This post will definitely bore some of you immensely! I give you permission to skip reading it all together if you aren’t interested!
Last May, for my birthday, Rob gave me a sewing machine. It’s only taken me a year to complete 2 projects! There were a few times I felt like throwing the machine because it was giving me a hard time (and no, it wasn’t operator error—yeah, right.) Honestly, I did a little sewing with my Mom when I was little and in theory knew what to do, but haven’t actually done it before. Here they are for those of you who are interested.
Shopping for the fabric was a lot of fun and challenging! It’s a little more of a process to go and find fabric. You don’t just drive down to Joann Fabric. I’ve been able to find a good selection on one of the streets in town, but it’s been hard to find exactly what I was looking for. The different vendors put out folds of fabric on the street and it has a big yard-sale feel. I’ve been looking for fabric for curtains for Tessa’s room, the boys’ room and Rob and my room for a while now. A few times I’ve found something I like for the boys and they just don’t have enough. What you see is what you get. Often the fabric is flawed and I have to decide if I can still work with it or not.

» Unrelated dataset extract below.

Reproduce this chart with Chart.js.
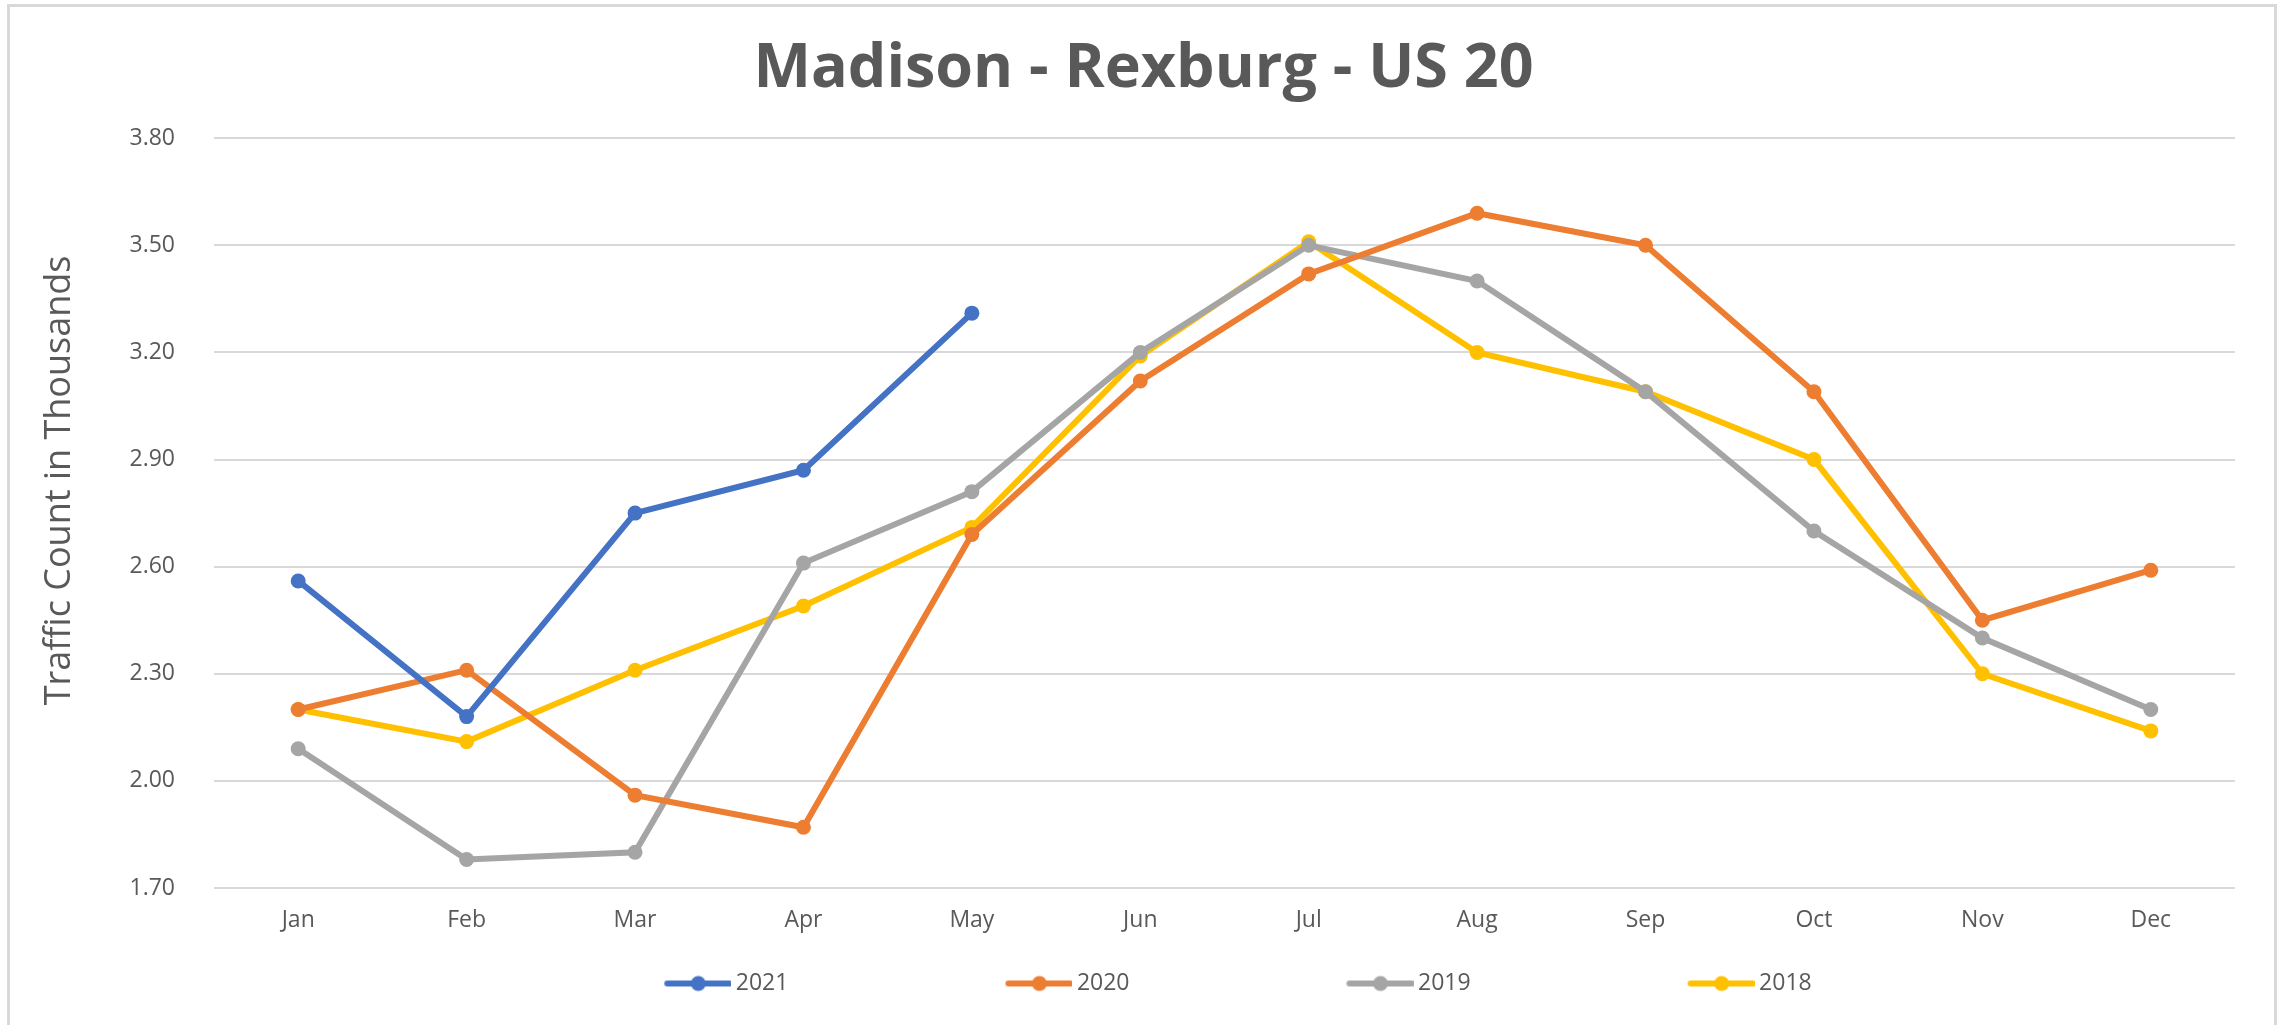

The best part, was that I started looking for fabric not long after I started language lessons. It has been a great experience being out on the street, trying out the Creole I’ve been learning, bartering, etc. I still remember the first time I looked with my friend Amy. I could hardly say anything and I was just taking her lead. A few months later, I wandered down to a vendor by myself while Amy was looking at something else, and bartered for the fabric for Tessa’s room all by myself. That was a first! When I found what I wanted for my room I was with Rob and could more clearly ask questions and articulate myself.
Here are the curtains I made for Tessa’s room. They are a super-simple style and were a great first sewing machine project. I found this fabric and bartered for it myself last summer. Then, I realized I didn’t have enough and found the same vendor on the street. Actually, when she saw me she waved me down and asked me if I wanted more, which was good for me because me Creole was still pretty limited! She didn’t have it out on display, but sure enough, she ran somewhere and came back with more of the same fabric.
Her room is pink and green and the white with green polka dots is a pretty accent. The biggest part of this project, and what used the most fabric, were the curtains made to cover her closet.
In December, I found exactly the fabric I was looking for for my room—a red and cream colored ticking stripe. Even better, I found plenty of it. The down side was that 2 of the 3 bolts I found had huge sections with flaws in the printing. I bought it anyway, knowing I’ve have to “degaje” it. There’s your Creole word for the day. “Degaje” means to “make do with what you’ve got; to use what you have and make it work.” We do a lot of “degaje”ing here in Haiti. It is very much a part of culture to “degaje.”
My Mom made us curtains for the windows when we lived in Florida that co-ordinate with our quilt. Both have the same ticking stripe. This time, I needed curtains for our closet and the doorway to our office. I decided to try something a little more complicated— tab-top curtains. This was where I wanted to throw the machine! One day, it would be working great, and the next I couldn’t get the thread to stop snapping or the needle through the extra layers of fabric. At one point I had to give up for two weeks because I was tired of trying to figure it out! Thanks to help from my neighbor and advice from Rob’s cousin, Becky, I finally finished them. They are not perfect, but after a year here, it’s nice to finally have curtains on the closet!
It’s been fun working on making our house our home in this way. I’m still on the search for the perfect fabric for the boys’ room.
The best part? I can look at these two projects and two things come to mind. First, I am slowly teaching myself, through trial and error and lots of advice, how to sew. Second, I can look at these fabrics and it reminds me the fun of learning how to go about buying stuff like this here. It’s kind of a concrete reminder of how far my language abilities have come, and how fun it was and is, to figure it all out!